Challenge:
For the copy, please give all of the data again exactly and leave the pictures out.

Information shown:
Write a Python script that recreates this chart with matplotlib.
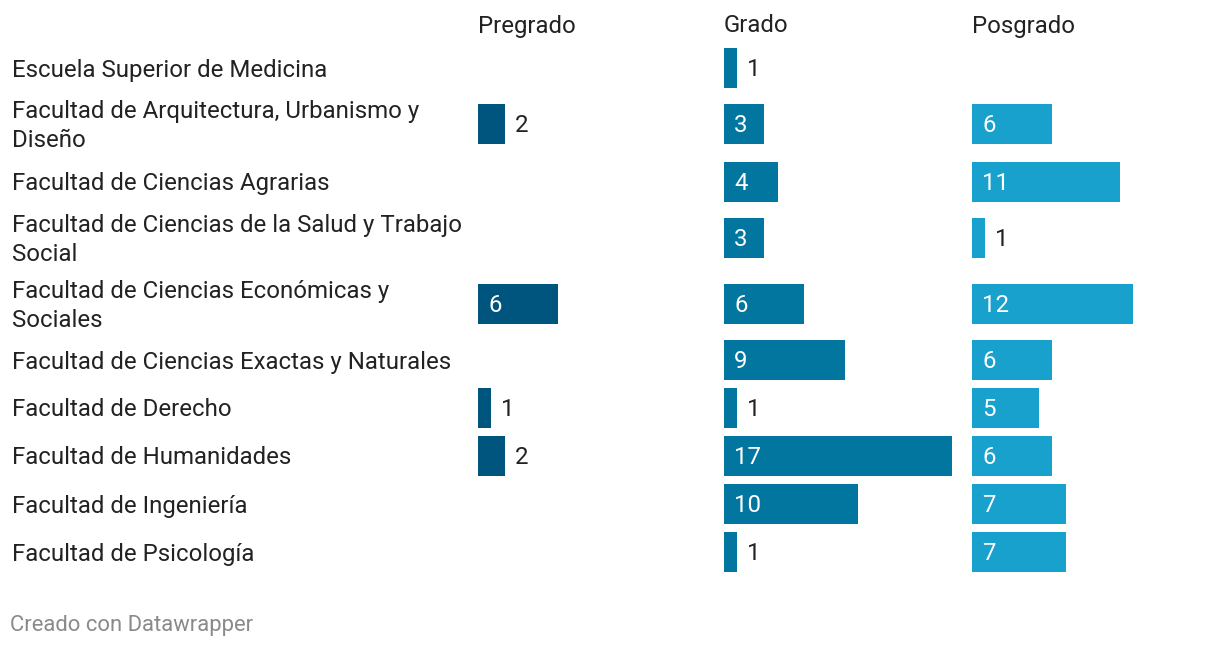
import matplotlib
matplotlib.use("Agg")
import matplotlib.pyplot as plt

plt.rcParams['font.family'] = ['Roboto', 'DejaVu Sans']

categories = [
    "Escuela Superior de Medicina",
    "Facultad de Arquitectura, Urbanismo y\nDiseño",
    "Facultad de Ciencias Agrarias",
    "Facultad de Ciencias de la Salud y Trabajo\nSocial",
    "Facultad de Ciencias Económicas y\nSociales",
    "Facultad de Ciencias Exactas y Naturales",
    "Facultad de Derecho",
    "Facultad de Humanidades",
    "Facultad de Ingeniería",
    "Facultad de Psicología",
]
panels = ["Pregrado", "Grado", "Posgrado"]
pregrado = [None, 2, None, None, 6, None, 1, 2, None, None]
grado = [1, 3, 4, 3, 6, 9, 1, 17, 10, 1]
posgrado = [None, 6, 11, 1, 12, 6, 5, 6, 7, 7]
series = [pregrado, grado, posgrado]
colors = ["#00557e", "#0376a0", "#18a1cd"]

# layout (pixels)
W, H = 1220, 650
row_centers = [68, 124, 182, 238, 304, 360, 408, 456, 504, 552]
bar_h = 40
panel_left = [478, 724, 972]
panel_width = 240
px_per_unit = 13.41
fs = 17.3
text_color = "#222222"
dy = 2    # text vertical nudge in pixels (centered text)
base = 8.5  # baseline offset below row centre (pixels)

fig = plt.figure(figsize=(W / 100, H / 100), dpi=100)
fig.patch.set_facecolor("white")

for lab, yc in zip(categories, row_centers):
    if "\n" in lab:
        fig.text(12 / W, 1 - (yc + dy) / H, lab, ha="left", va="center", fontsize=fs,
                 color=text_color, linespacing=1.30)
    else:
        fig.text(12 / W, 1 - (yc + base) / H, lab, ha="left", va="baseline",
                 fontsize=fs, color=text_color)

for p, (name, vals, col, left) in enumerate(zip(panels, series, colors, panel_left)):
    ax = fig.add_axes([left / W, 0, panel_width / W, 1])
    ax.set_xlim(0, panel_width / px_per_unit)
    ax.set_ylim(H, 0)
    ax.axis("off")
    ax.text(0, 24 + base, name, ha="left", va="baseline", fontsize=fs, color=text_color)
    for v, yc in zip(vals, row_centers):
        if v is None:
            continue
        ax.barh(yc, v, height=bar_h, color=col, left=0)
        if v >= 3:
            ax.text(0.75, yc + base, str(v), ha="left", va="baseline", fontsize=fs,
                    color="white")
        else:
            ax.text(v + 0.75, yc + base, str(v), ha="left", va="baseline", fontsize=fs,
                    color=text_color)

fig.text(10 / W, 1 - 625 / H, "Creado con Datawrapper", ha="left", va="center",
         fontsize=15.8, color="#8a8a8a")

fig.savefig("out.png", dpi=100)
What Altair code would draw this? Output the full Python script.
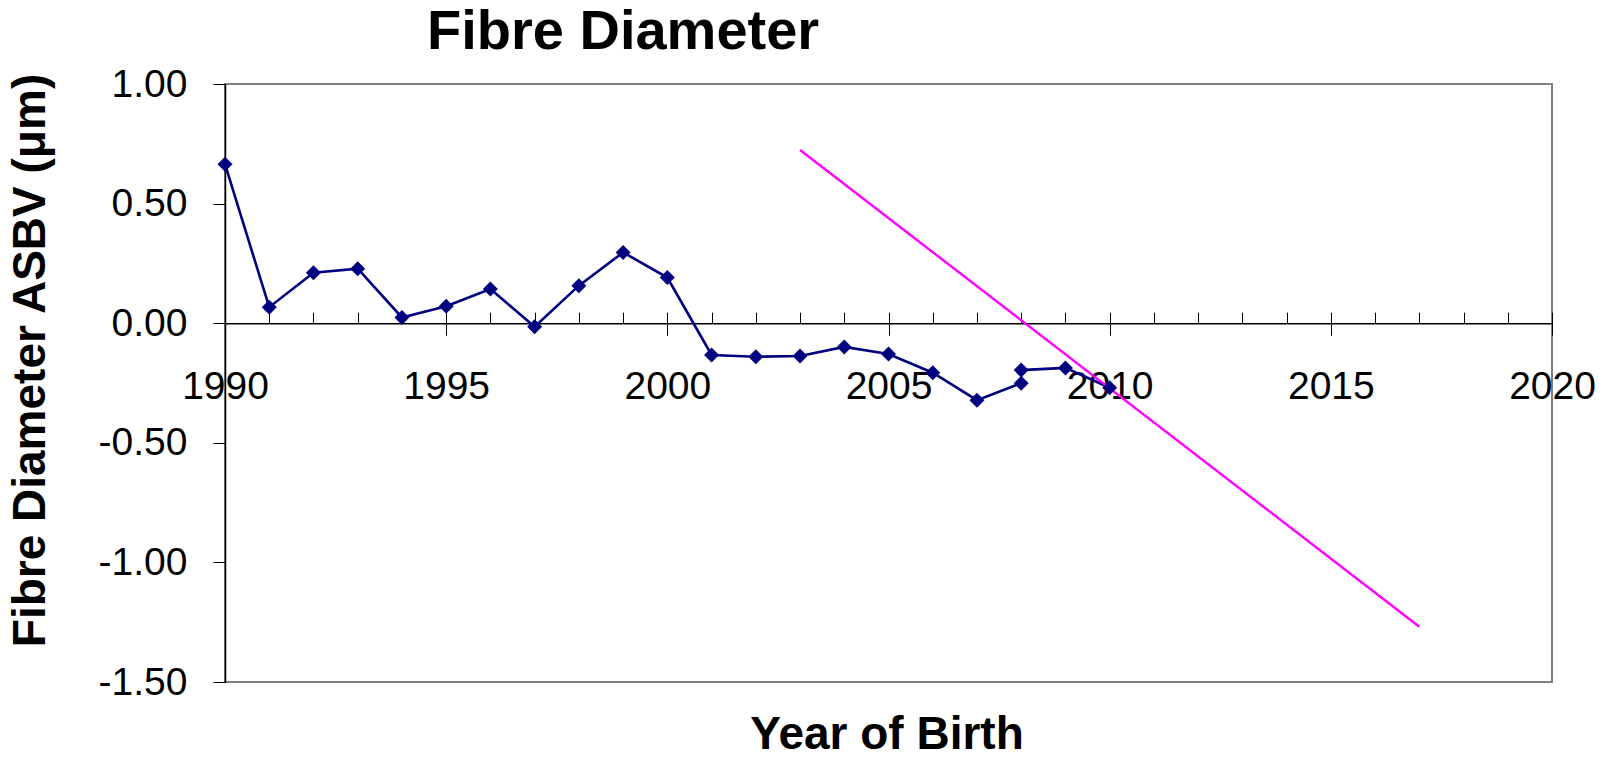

Complete answer:
Write a Python script that recreates this chart with matplotlib.
import matplotlib
matplotlib.use("Agg")
import matplotlib.pyplot as plt

plt.rcParams['font.family'] = ['Roboto', 'DejaVu Sans']

categories = [
    "Escuela Superior de Medicina",
    "Facultad de Arquitectura, Urbanismo y\nDiseño",
    "Facultad de Ciencias Agrarias",
    "Facultad de Ciencias de la Salud y Trabajo\nSocial",
    "Facultad de Ciencias Económicas y\nSociales",
    "Facultad de Ciencias Exactas y Naturales",
    "Facultad de Derecho",
    "Facultad de Humanidades",
    "Facultad de Ingeniería",
    "Facultad de Psicología",
]
panels = ["Pregrado", "Grado", "Posgrado"]
pregrado = [None, 2, None, None, 6, None, 1, 2, None, None]
grado = [1, 3, 4, 3, 6, 9, 1, 17, 10, 1]
posgrado = [None, 6, 11, 1, 12, 6, 5, 6, 7, 7]
series = [pregrado, grado, posgrado]
colors = ["#00557e", "#0376a0", "#18a1cd"]

# layout (pixels)
W, H = 1220, 650
row_centers = [68, 124, 182, 238, 304, 360, 408, 456, 504, 552]
bar_h = 40
panel_left = [478, 724, 972]
panel_width = 240
px_per_unit = 13.41
fs = 17.3
text_color = "#222222"
dy = 2    # text vertical nudge in pixels (centered text)
base = 8.5  # baseline offset below row centre (pixels)

fig = plt.figure(figsize=(W / 100, H / 100), dpi=100)
fig.patch.set_facecolor("white")

for lab, yc in zip(categories, row_centers):
    if "\n" in lab:
        fig.text(12 / W, 1 - (yc + dy) / H, lab, ha="left", va="center", fontsize=fs,
                 color=text_color, linespacing=1.30)
    else:
        fig.text(12 / W, 1 - (yc + base) / H, lab, ha="left", va="baseline",
                 fontsize=fs, color=text_color)

for p, (name, vals, col, left) in enumerate(zip(panels, series, colors, panel_left)):
    ax = fig.add_axes([left / W, 0, panel_width / W, 1])
    ax.set_xlim(0, panel_width / px_per_unit)
    ax.set_ylim(H, 0)
    ax.axis("off")
    ax.text(0, 24 + base, name, ha="left", va="baseline", fontsize=fs, color=text_color)
    for v, yc in zip(vals, row_centers):
        if v is None:
            continue
        ax.barh(yc, v, height=bar_h, color=col, left=0)
        if v >= 3:
            ax.text(0.75, yc + base, str(v), ha="left", va="baseline", fontsize=fs,
                    color="white")
        else:
            ax.text(v + 0.75, yc + base, str(v), ha="left", va="baseline", fontsize=fs,
                    color=text_color)

fig.text(10 / W, 1 - 625 / H, "Creado con Datawrapper", ha="left", va="center",
         fontsize=15.8, color="#8a8a8a")

fig.savefig("out.png", dpi=100)
What Altair code would draw this? Output the full Python script.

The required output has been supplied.